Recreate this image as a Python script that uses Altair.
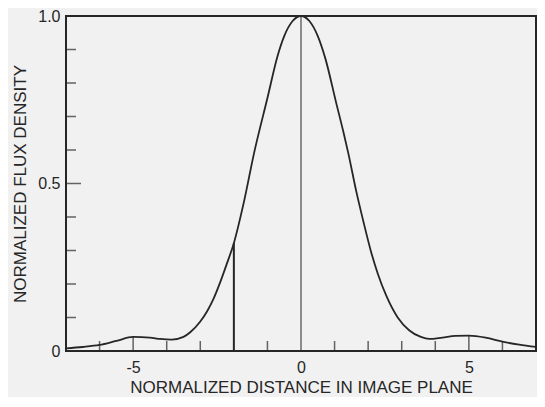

...

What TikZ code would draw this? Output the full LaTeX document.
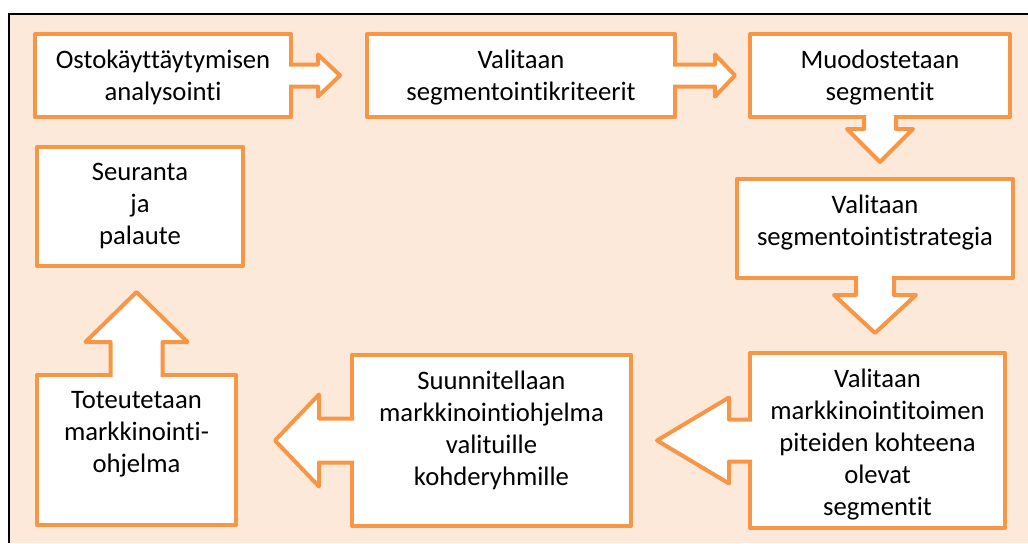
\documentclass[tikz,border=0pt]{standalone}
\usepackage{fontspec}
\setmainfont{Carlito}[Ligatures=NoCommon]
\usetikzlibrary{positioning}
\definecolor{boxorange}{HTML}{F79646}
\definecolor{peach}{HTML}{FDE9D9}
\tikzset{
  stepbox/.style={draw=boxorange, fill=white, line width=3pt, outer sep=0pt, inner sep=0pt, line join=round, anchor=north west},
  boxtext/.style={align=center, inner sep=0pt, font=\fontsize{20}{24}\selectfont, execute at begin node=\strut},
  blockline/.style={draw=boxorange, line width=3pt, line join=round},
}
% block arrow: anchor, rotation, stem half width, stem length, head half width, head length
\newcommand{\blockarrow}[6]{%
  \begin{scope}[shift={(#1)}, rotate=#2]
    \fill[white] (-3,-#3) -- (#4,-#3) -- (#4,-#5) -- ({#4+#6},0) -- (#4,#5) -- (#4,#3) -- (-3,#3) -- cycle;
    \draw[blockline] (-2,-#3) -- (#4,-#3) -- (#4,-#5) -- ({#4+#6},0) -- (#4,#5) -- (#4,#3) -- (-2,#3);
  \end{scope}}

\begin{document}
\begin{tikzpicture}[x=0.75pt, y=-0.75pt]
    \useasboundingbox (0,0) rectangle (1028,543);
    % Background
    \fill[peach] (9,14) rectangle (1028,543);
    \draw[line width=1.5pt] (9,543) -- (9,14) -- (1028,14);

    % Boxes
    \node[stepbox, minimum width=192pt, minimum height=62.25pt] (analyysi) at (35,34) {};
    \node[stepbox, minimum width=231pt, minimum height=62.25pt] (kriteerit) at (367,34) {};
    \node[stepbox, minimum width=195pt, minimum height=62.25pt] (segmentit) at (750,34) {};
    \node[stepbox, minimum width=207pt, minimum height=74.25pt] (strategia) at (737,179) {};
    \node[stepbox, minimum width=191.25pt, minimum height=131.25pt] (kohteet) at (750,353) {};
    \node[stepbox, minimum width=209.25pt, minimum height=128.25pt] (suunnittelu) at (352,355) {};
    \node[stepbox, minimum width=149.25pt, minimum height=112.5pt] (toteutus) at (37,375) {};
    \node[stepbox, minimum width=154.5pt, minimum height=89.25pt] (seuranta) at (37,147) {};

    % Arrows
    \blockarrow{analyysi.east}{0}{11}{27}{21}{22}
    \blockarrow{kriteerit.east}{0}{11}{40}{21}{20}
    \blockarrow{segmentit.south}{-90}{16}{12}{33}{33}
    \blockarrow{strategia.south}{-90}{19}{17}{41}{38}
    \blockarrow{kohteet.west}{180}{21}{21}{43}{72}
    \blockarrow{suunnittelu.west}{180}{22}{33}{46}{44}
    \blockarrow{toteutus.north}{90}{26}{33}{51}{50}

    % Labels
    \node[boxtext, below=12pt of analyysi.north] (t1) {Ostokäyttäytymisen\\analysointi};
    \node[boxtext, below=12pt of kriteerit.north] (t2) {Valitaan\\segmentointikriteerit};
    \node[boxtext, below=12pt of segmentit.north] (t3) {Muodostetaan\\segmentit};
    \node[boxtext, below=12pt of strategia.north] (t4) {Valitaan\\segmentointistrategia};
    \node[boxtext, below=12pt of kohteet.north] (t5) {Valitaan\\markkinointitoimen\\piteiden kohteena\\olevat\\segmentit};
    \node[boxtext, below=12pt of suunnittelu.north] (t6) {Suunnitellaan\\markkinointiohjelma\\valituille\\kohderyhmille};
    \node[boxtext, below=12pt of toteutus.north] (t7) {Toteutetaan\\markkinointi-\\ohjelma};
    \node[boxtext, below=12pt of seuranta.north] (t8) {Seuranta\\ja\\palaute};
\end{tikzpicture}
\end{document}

### Stated exercise
Write out again exactly the lines above from the one with "What TikZ code" through the one with "(9,14) -- (1028,14);", adding no other lines and no pictures.

### Answer
What TikZ code would draw this? Output the full LaTeX document.
\documentclass[tikz,border=0pt]{standalone}
\usepackage{fontspec}
\setmainfont{Carlito}[Ligatures=NoCommon]
\usetikzlibrary{positioning}
\definecolor{boxorange}{HTML}{F79646}
\definecolor{peach}{HTML}{FDE9D9}
\tikzset{
  stepbox/.style={draw=boxorange, fill=white, line width=3pt, outer sep=0pt, inner sep=0pt, line join=round, anchor=north west},
  boxtext/.style={align=center, inner sep=0pt, font=\fontsize{20}{24}\selectfont, execute at begin node=\strut},
  blockline/.style={draw=boxorange, line width=3pt, line join=round},
}
% block arrow: anchor, rotation, stem half width, stem length, head half width, head length
\newcommand{\blockarrow}[6]{%
  \begin{scope}[shift={(#1)}, rotate=#2]
    \fill[white] (-3,-#3) -- (#4,-#3) -- (#4,-#5) -- ({#4+#6},0) -- (#4,#5) -- (#4,#3) -- (-3,#3) -- cycle;
    \draw[blockline] (-2,-#3) -- (#4,-#3) -- (#4,-#5) -- ({#4+#6},0) -- (#4,#5) -- (#4,#3) -- (-2,#3);
  \end{scope}}

\begin{document}
\begin{tikzpicture}[x=0.75pt, y=-0.75pt]
    \useasboundingbox (0,0) rectangle (1028,543);
    % Background
    \fill[peach] (9,14) rectangle (1028,543);
    \draw[line width=1.5pt] (9,543) -- (9,14) -- (1028,14);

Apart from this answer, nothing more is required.